I’m speaking with clients on a daily basis that are starting operations in states that most professionals don’t readily connect with cannabis –Alabama, Mississippi, South Dakota. Or operators in states outside the coveted locations of more mature markets, such as those in Missouri, Michigan, Ohio, or Oklahoma, are also looking for top talent for cultivation, manufacturing, and dispensary roles

Also daily, I’m talking with executive-level candidates that have strong opinions on where they want to be. My question is why limit your cannabis career by location?

You might be surprised at what you haven’t thought of in considering Southern states or the Midwest, and your desire to be firmly within a more trendy metro area could be limiting your opportunities.

Cost of Living Matters

As the cannabis industry matures, so does our cannabis talent. Financial goals take shape in the form of paying off student loans, buying your first starter home, maybe even starting a family in which case location preferences begin to include things like family-friendly communities and good school districts.

In looking at economic numbers, such as the cost of living index maintained at The Council for Community and Economic Research, I recognize many ‘desirable areas’ (as communicated by my candidates) have the highest cost of living in the US. Meanwhile, the least expensive urban areas include many of those in which the cannabis industry is taking hold. These overlooked areas could be a prime opportunity to take that next step in your career growth.

Yes, salaries are often shaped by the cost of living in a given market, but are not typically directly proportionate to the cost of living. Being open to a more affordable location usually translates into more disposable income which can be the starting point for your financial goals.

It Could Mean a Bigger Career Step

In a new market, you’re not stepping into a built-in ecosystem of cannabis professionals. Every fledgling organization is going to require ‘top of the organizational chart’ plant-touching talent to help them with start-up operations and the continuous operational refinement that every business goes through in their early stages.

Especially for those professionals that are ready to take that next step upward – perhaps from being a managerial team lead to a director of cultivation – the opportunity to take that big step upward can more readily be found in a new, quick-growing market than in a market that’s more established.

It’s All About Perspective

As someone that’s moved all around the country to take advantage of job opportunities, I can tell you with authority that just like everything else in life, there’s good with bad, and nowhere is perfect. Additionally, different areas suit our different stages in life.

I look back fondly at my first job out of college in downtown Chicago. I took an entry-level human resources role in a video game studio filled with young single professionals just starting out, and we took advantage of all the nightlife, activities, and experiences that the city had to offer.

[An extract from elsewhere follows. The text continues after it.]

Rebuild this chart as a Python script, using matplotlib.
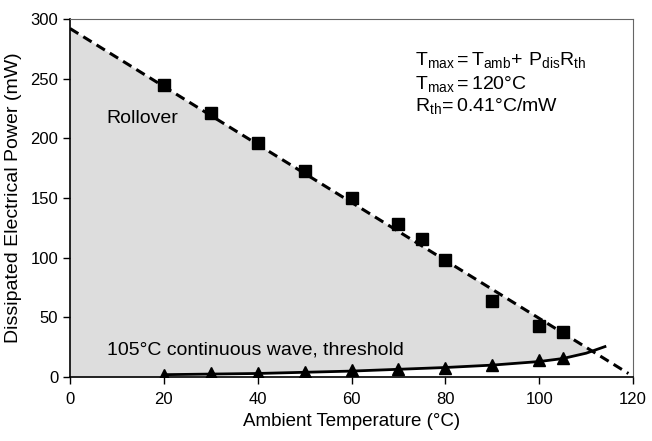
import numpy as np
import matplotlib
matplotlib.use("Agg")
import matplotlib.pyplot as plt

plt.rcParams['font.family'] = ['Liberation Sans', 'DejaVu Sans']
plt.rcParams['mathtext.fontset'] = 'custom'
plt.rcParams['mathtext.rm'] = 'Liberation Sans'
plt.rcParams['mathtext.it'] = 'Liberation Sans'

# Rollover points (squares)
roll_temp = [20, 30, 40, 50, 60, 70, 75, 80, 90, 100, 105]
roll_power = [245, 221, 196, 173, 150, 128, 116, 98, 64, 43, 38]

# Threshold points (triangles)
thr_temp = [20, 30, 40, 50, 60, 70, 80, 90, 100, 105]
thr_power = [2, 3, 3, 4, 6, 7, 8, 10, 14, 16]

# Threshold fitted curve
curve_temp = [20, 30, 40, 50, 60, 70, 80, 90, 100, 105, 110, 114]
curve_power = [2, 2.5, 3, 4, 5, 6.5, 8, 10, 13, 15.5, 20, 25.5]

# Rollover limit line (Tmax = Tamb + Pdis*Rth)
limit_temp = [0, 119]
limit_power = [292, 3]

x_ticks = [0, 20, 40, 60, 80, 100, 120]
y_ticks = [0, 50, 100, 150, 200, 250, 300]

fig = plt.figure(figsize=(6.52, 4.41), dpi=100)
ax = fig.add_axes([0.1074, 0.145, 0.8636, 0.812])

# gray region between limit line and threshold curve
xs = np.linspace(limit_temp[0], limit_temp[-1], 600)
upper = np.interp(xs, limit_temp, limit_power)
lower = np.interp(xs, curve_temp, curve_power, left=0)
ax.fill_between(xs, lower, upper, where=upper >= lower, interpolate=True,
                color='#dddddd', lw=0, zorder=1)

ln, = ax.plot(limit_temp, limit_power, color='black', lw=2.2, zorder=3)
ln.set_dashes((3.2, 1.9))
ax.plot(curve_temp, curve_power, color='black', lw=2.0, zorder=3)
ax.plot(roll_temp, roll_power, 's', color='black', ms=8, zorder=4)
ax.plot(thr_temp, thr_power, '^', color='black', ms=8.5, zorder=4)

ax.set_xlim(0, 120)
ax.set_ylim(0, 300)
ax.set_xticks(x_ticks)
ax.set_yticks(y_ticks)
ax.tick_params(axis='both', direction='out', length=5, width=1, labelsize=12,
               colors='black')
ax.tick_params(axis='x', pad=6)
for s in ['top', 'right']:
    ax.spines[s].set_color('#666666')
    ax.spines[s].set_linewidth(0.8)
for s in ['left', 'bottom']:
    ax.spines[s].set_color('black')
    ax.spines[s].set_linewidth(1.2)

ax.set_xlabel('Ambient Temperature (°C)', fontsize=13.5, labelpad=4)
ax.set_ylabel('Dissipated Electrical Power (mW)', fontsize=14, labelpad=6)

ax.text(7.7, 213, 'Rollover', fontsize=14, ha='left', va='baseline', zorder=5)
ax.text(7.8, 19.3, '105°C continuous wave, threshold', fontsize=14,
        ha='left', va='baseline', zorder=5)

eq_lines = [r'$\mathregular{T_{max} = T_{amb}\!+\, P_{dis}R_{th}}$',
            r'$\mathregular{T_{max} = 120°C}$',
            r'$\mathregular{R_{th}\!= 0.41°C/mW}$']
eq_y = [261.5, 241.4, 223]
for s, y in zip(eq_lines, eq_y):
    ax.text(73.6, y, s, fontsize=14, ha='left', va='baseline', zorder=5)

fig.savefig('out.png', dpi=100)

I will forever remember this as one of the most fun periods of my entire life!

However, life changes, and downtown Chicago is no longer for me. Since that time and our current location in Boulder, we’ve lived in Seattle, Austin, Los Angeles, Tulsa, San Francisco, and Los Angeles again. In each of those places, I have a long list of things that I loved in addition to reasons that these places no longer suit me today. Regardless, they all have their own personality and ‘way of life, and it was an adventure to explore and get to know each place.

An Open Mind Can Open Career Potential

Where you live and work is a tremendously personal decision, with myriad factors that are unique to you and your needs. Trying a new city or state for a few years, and approaching it with an open mind, can be an adventure! And it just might be an adventure that can accelerate your experience and open up even more paths in your career.